Кроме того, всю жизнь она была активной общественницей. Была домоуправом, народным заседателем, председателем товарищеского суда по месту жительства, женсовета. Признаётся, что никогда никого ни о чём не просила - всё делала сама. И ямы после ремонта коммунальников закапывала, и землю завозила, и территорию убирала. А сейчас сил уже нет. Передала свои полномочия более молодым, хотя душа и сейчас болит за всё.

«Война, что тогда, что сейчас – беда».
Время летит… Вот и сына старшего уже нет, заболел и умер. Другой сын со своей дочерью живёт в Украине. «А я здесь с дочерью живу, – поясняет женщина. - У меня на неё обиды нет, она за мной ухаживает. Трое внучек также не забывают, звонят бабушке почти каждый день».

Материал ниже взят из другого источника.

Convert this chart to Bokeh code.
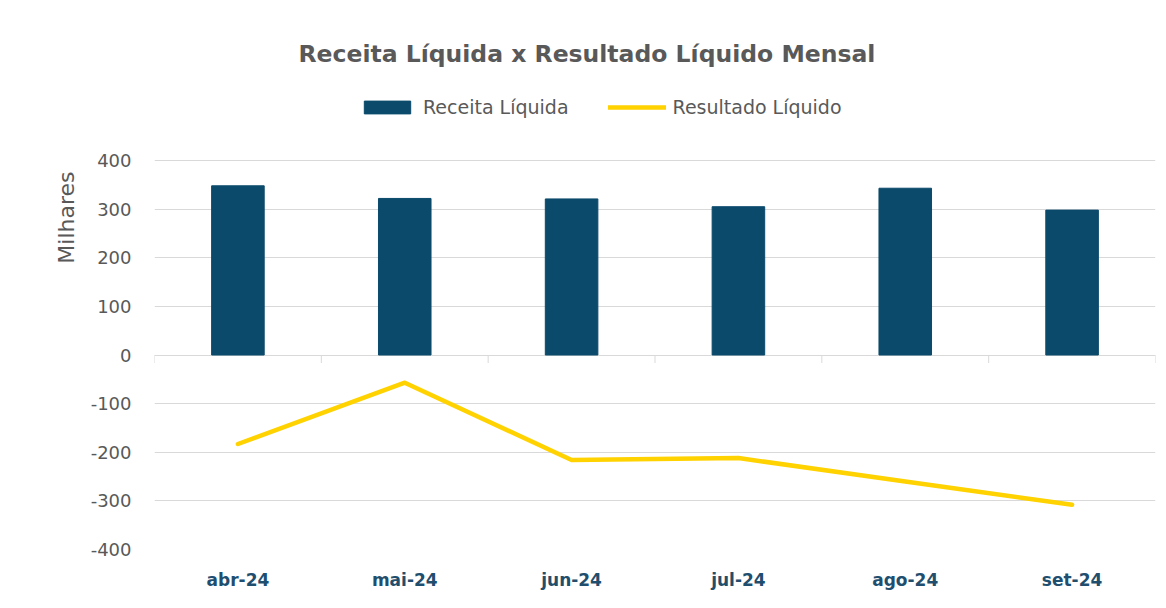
import math
from bokeh.plotting import figure
from bokeh.models import (Range1d, FixedTicker, Title, Legend, LegendItem,
                          PrintfTickFormatter)
from bokeh.embed import file_html
from bokeh.resources import INLINE

# ---- data (milhares) ----
months = ["abr-24", "mai-24", "jun-24", "jul-24", "ago-24", "set-24"]
receita = [348, 322, 321, 305, 343, 298]
resultado = [-183, -57, -216, -212, -260, -308]
y_ticks = [-400, -300, -200, -100, 0, 100, 200, 300, 400]

title_text = "Receita Líquida x Resultado Líquido Mensal"
y_label = "Milhares"

BAR = "#0B4A6B"
LINE = "#FFD200"
GREY_TXT = "#595959"
GRID = "#D9D9D9"
XLAB = "#1F4E6E"
FONT = "DejaVu Sans"

# layout: the frame extends above the top gridline to host the legend
Y_VIEW_TOP = 544

idx = list(range(len(months)))                       # category centres
bounds = [i - 0.5 for i in range(len(months) + 1)]   # category boundaries

p = figure(
    width=1166, height=608,
    x_range=Range1d(bounds[0], bounds[-1]),
    y_range=Range1d(y_ticks[0], Y_VIEW_TOP),
    output_backend="svg", toolbar_location=None,
    min_border_left=154, min_border_right=11,
    min_border_top=90, min_border_bottom=59,
    background_fill_color="white", border_fill_color="white",
    outline_line_color=None,
)

bars = p.vbar(x=idx, top=receita, width=0.315, fill_color=BAR,
              line_color=BAR)
line = p.line(x=idx, y=resultado, line_color=LINE, line_width=4.5,
              line_cap="round", line_join="round")

# category axis line at zero: small ticks at the category boundaries
p.ray(x=bounds, y=[0] * len(bounds), length=8, length_units="screen",
      angle=-math.pi / 2, line_color=GRID, line_width=1)

# x axis (labels only)
xa = p.xaxis[0]
xa.ticker = FixedTicker(ticks=idx)
xa.major_label_overrides = {i: m for i, m in zip(idx, months)}
xa.axis_line_color = None
xa.major_tick_line_color = None
xa.minor_tick_line_color = None
xa.major_tick_out = 0
xa.major_label_standoff = 20
xa.major_label_text_font = FONT
xa.major_label_text_font_style = "bold"
xa.major_label_text_font_size = "17px"
xa.major_label_text_color = XLAB
p.xgrid.grid_line_color = None

# y axis
ya = p.yaxis[0]
ya.ticker = FixedTicker(ticks=y_ticks)
ya.formatter = PrintfTickFormatter(format="%d")
ya.axis_line_color = None
ya.major_tick_line_color = None
ya.minor_tick_line_color = None
ya.major_tick_out = 0
ya.major_label_standoff = 23
ya.major_label_text_font = FONT
ya.major_label_text_font_size = "18px"
ya.major_label_text_color = GREY_TXT
p.ygrid.grid_line_color = GRID
p.ygrid.grid_line_width = 1

# legend
legend = Legend(
    items=[LegendItem(label="Receita Líquida", renderers=[bars]),
           LegendItem(label="Resultado Líquido", renderers=[line])],
    orientation="horizontal", location=(204, 431),
    border_line_color=None, background_fill_alpha=0,
    padding=0, margin=0, spacing=39, label_standoff=7,
    glyph_width=58, glyph_height=16,
    label_text_font=FONT, label_text_font_size="19px",
    label_text_color=GREY_TXT,
)
p.add_layout(legend, "center")

# chart title
p.add_layout(Title(text=title_text, align="left", offset=144, standoff=45,
                   text_font=FONT, text_font_style="bold",
                   text_font_size="23.5px", text_color=GREY_TXT), "above")

# y axis title, placed in the upper half like the reference
p.add_layout(Title(text=y_label, align="right", offset=81, standoff=17,
                   text_font=FONT, text_font_style="normal",
                   text_font_size="22px", text_color=GREY_TXT), "left")

open("out.html", "w").write(file_html(p, INLINE))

Война – это особая тема для Пелагеи Степановны. Уже столько лет прошло, а она всё вспоминает о старшем брате-добровольце, который считается погибшим в Калининской области. Но где-то в середине девяностых по селу прошли слухи, что он остался жив, его тогда тяжело контузило, была травма головы. Об этом рассказала случайно проезжающая через деревню женщина. Родные стали везде писать, но их поиски не увенчались успехом. Однако появилась надежда, что, возможно, брат выжил после того боя и, потеряв навсегда память, не вернулся домой.
 «Война, что тогда, что сейчас – беда. Но тогда немец наступал! А кто сегодня бьёт своих? Душа болит. Я своё отжила. Причём же вы, дети, внуки? Отвечаете за это? Петроградку побили, Первомайку. За что? Жаль людей», - закончила свою речь бывшая невольница.
Пелагея Степановна плохо видит и слышит, её давно мучает грыжа. Сказывается то, что всю жизнь занималась тяжёлой работой. Но она держится.  
«Когда спокойные дни, я выхожу на улицу вечером, захожу к соседке, лежачая она. Из телепередач смотрю только один раз в неделю, по пятницам, «Поле чудес». Одна беда – война. Я только волнуюсь, чтобы она быстрее закончилась», -  сказала на прощанье Пелагея Степановна.
А ещё – пожелала всем мира и добра. Чтобы мы с вами ни о чём не беспокоились. Чтобы эта война, наконец, закончилась. И, чтобы у наших детей было полноценное детство. Призналась, что только об этом она и просит Бога.